Consul de France, Michel Dancoisne-Martineau – trente ans de présence sur l’île – est l’administrateur du domaine. Il raconte qu’à son arrivée le « parti-pris était de noircir au maximum ; on voulait offrir au public la maison décrite par le mémorialiste ». Mais, maintenant, « on a passé le stade de la propagande ; on n’est plus au stade de la glorification ; on est au stade du respect de l’histoire, au stade du respect des lieux ». Donc, si l’on interprète bien le propos, les descriptions faites par Las Cases et tous ceux qui ont vu dans Longwood une maison, humide, malsaine et moisie relèvent toutes de la propagande et d’un quelconque souci de glorification. Le laisser entendre, sans préciser qu’elle était effectivement telle lorsque Napoléon l’habitait, est une posture malhonnête. Longwood était sordide. Faut-il alors considérer que le travail de sape actuellement en cours s’est prolongé en ce lieu, qui est, quoique certains peuvent en penser, un sanctuaire de la mémoire ? Le « Pape », décidément, fait école !
Si l’on ne peut évidemment que se réjouir que Longwood ait été réhabilité au lieu de s’effriter sous les mâchoires des termites, ce respect de l’histoire évoqué par M. Dancoisne-Martineau ne réside-t-il pas davantage dans la maison telle qu’elle a été vécue et décrite par Las Cases et tous les autres que dans ce cottage pimpant et joliment décoré ? C’est en effet une vision réellement charmante de Sainte-Hélène, à mi-chemin entre le « Club Med » et le paradis terrestre que nous offre ce reportage. Et c’est où le bât blesse. Tout est trop beau, trop léché.
D’ailleurs, Caroline Dumay délivre un rassurant message : Napoléon « était en exil. Pas en prison ».
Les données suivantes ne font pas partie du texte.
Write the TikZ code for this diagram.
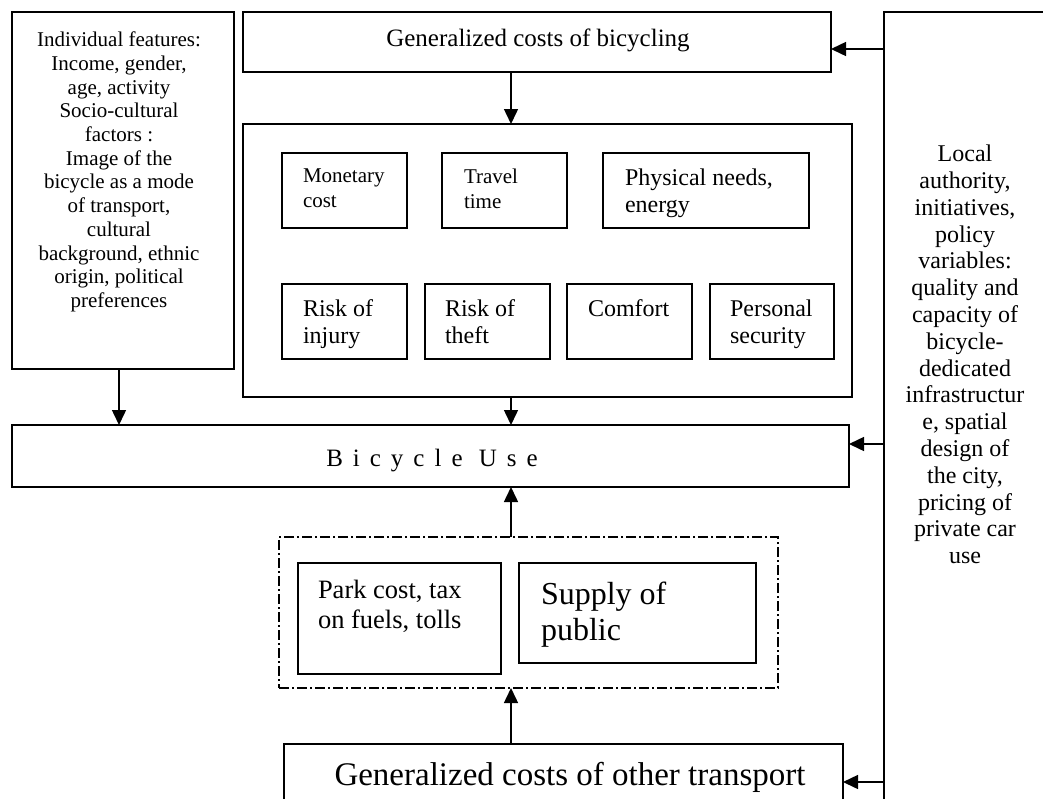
\documentclass[tikz,border=0pt]{standalone}
\usepackage{fontspec}
\setmainfont{Liberation Serif}
\usetikzlibrary{arrows.meta}
\newcommand\fsz[2]{\fontsize{#1}{#2}\selectfont}
\begin{document}
\begin{tikzpicture}[x=1pt,y=-1pt,
  bx/.style={draw, line width=1.6pt, inner sep=0pt, outer sep=0pt},
  lbl/.style={inner sep=0pt, outer sep=0pt, align=left, anchor=north west},
  clbl/.style={inner sep=0pt, outer sep=0pt, align=center, anchor=north},
  blbl/.style={inner sep=0pt, outer sep=0pt, anchor=base},
  arr/.style={line width=1.5pt, -{Triangle[length=15pt,width=14pt]}},
  dashdot/.style={draw, line width=1.4pt, dash pattern=on 10pt off 3pt on 2pt off 3pt, inner sep=0pt, outer sep=0pt}]
\useasboundingbox (0,0) rectangle (1043,798);
\fill[white] (0,0) rectangle (1043,798);

% boxes
\node[bx, minimum width=222pt, minimum height=357pt] (left) at (123,190.5) {};
\node[bx, minimum width=588pt, minimum height=60pt] (top) at (537,42) {};
\node[bx, minimum width=609pt, minimum height=273pt] (big) at (547.5,260.5) {};
\node[bx, minimum width=125pt, minimum height=75pt] (money) at (344.5,190.5) {};
\node[bx, minimum width=125pt, minimum height=75pt] (travel) at (504.5,190.5) {};
\node[bx, minimum width=206pt, minimum height=75pt] (phys) at (706,190.5) {};
\node[bx, minimum width=125pt, minimum height=75pt] (injury) at (344.5,321.5) {};
\node[bx, minimum width=125pt, minimum height=75pt] (theft) at (487.5,321.5) {};
\node[bx, minimum width=125pt, minimum height=75pt] (comfort) at (629.5,321.5) {};
\node[bx, minimum width=124pt, minimum height=75pt] (personal) at (772,321.5) {};
\node[bx, minimum width=837pt, minimum height=62pt] (bike) at (430.5,456) {};
\node[dashdot, minimum width=499pt, minimum height=151pt] (group) at (528.5,612.5) {};
\node[bx, minimum width=203pt, minimum height=111pt] (park) at (399.5,618.5) {};
\node[bx, minimum width=237pt, minimum height=100pt] (supply) at (637.5,613) {};
\node[bx, minimum width=559pt, minimum height=86pt] (other) at (563.5,787) {};
\node[bx, minimum width=166pt, minimum height=818pt] (right) at (967,421) {};

% texts
\node[clbl, font=\fsz{21}{23.7}] (leftlbl) at (119,32) {Individual features:\\Income, gender,\\age, activity\\Socio-cultural\\factors :\\Image of the\\bicycle as a mode\\of transport,\\cultural\\background, ethnic\\origin, political\\preferences};
\node[blbl, font=\fsz{25}{28}] (toplbl) at (538,46) {Generalized costs of bicycling};
\node[lbl, font=\fsz{21}{24.5}] (moneylbl) at (303,169) {Monetary\\cost};
\node[lbl, font=\fsz{21}{24.5}] (travellbl) at (464,169) {Travel\\time};
\node[lbl, font=\fsz{24}{27}] (physlbl) at (625,169) {Physical needs,\\energy};
\node[lbl, font=\fsz{24}{27}] (injurylbl) at (303,300) {Risk of\\injury};
\node[lbl, font=\fsz{24}{27}] (theftlbl) at (445,300) {Risk of\\theft};
\node[lbl, font=\fsz{24}{27}] (comfortlbl) at (588,300) {Comfort};
\node[lbl, font=\fsz{24}{27}] (personallbl) at (730,300) {Personal\\security};
\node[blbl, font={\fsz{25}{28}\addfontfeature{LetterSpace=40}}] (bikelbl) at (432,466) {Bicycle Use};
\node[lbl, font=\fsz{26.5}{30}] (parklbl) at (318,580) {Park cost, tax\\on fuels, tolls};
\node[lbl, font=\fsz{32}{36}] (supplylbl) at (541,582) {Supply of\\public};
\node[blbl, font=\fsz{33}{36}] (otherlbl) at (570,785) {Generalized costs of other transport};
\node[clbl, font=\fsz{24}{26.8}] (rightlbl) at (965,145) {Local\\authority,\\initiatives,\\policy\\variables:\\quality and\\capacity of\\bicycle-\\dedicated\\infrastructur\\e, spatial\\design of\\the city,\\pricing of\\private car\\use};

% connectors
\coordinate (ax) at (511,0);
\coordinate (lx) at (119,0);
\coordinate (y1) at (0,49);
\coordinate (y2) at (0,444);
\coordinate (y3) at (0,782);
\draw[arr] (left.south -| lx) -- (bike.north -| lx);
\draw[arr] (top.south -| ax) -- (big.north -| ax);
\draw[arr] (big.south -| ax) -- (bike.north -| ax);
\draw[arr] (group.north -| ax) -- (bike.south -| ax);
\draw[arr] (other.north -| ax) -- (group.south -| ax);
\draw[arr] (right.west |- y1) -- (top.east |- y1);
\draw[arr] (right.west |- y2) -- (bike.east |- y2);
\draw[arr] (right.west |- y3) -- (other.east |- y3);
\end{tikzpicture}
\end{document}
Tenons donc pour anecdotiques la présence de patrouilles que l’illustre déporté trouvait à chaque détour de son chemin, et la ceinture de soldats, qui le soir venu, cernait la maison. Libre, effectivement. Il pouvait même, le veinard, « circuler dans un rayon de vingt kilomètres autour de Longwood », et comme « par temps clair, Longwood est un endroit bien agréable1 », on peut affirmer sans hésitation que l’ex-tyran (appellation soigneusement contrôlée), qui a ravagé l’Europe entière avec ses guerres napoléoniennes – rappelez-vous : « Autant il aime Joséphine, autant il aime faire la guerre, ces deux passions se mélangent », M. Gueniffey dixit – est un ingrat. Et un goujat d’autant plus détestable que le gouvernement britannique lui avait donné, en la personne de Sir Hudson Lowe, non pas un geôlier, mais un brave homme qui gérait « en bon père de famille » (sic) le budget alloué pour sa garde2.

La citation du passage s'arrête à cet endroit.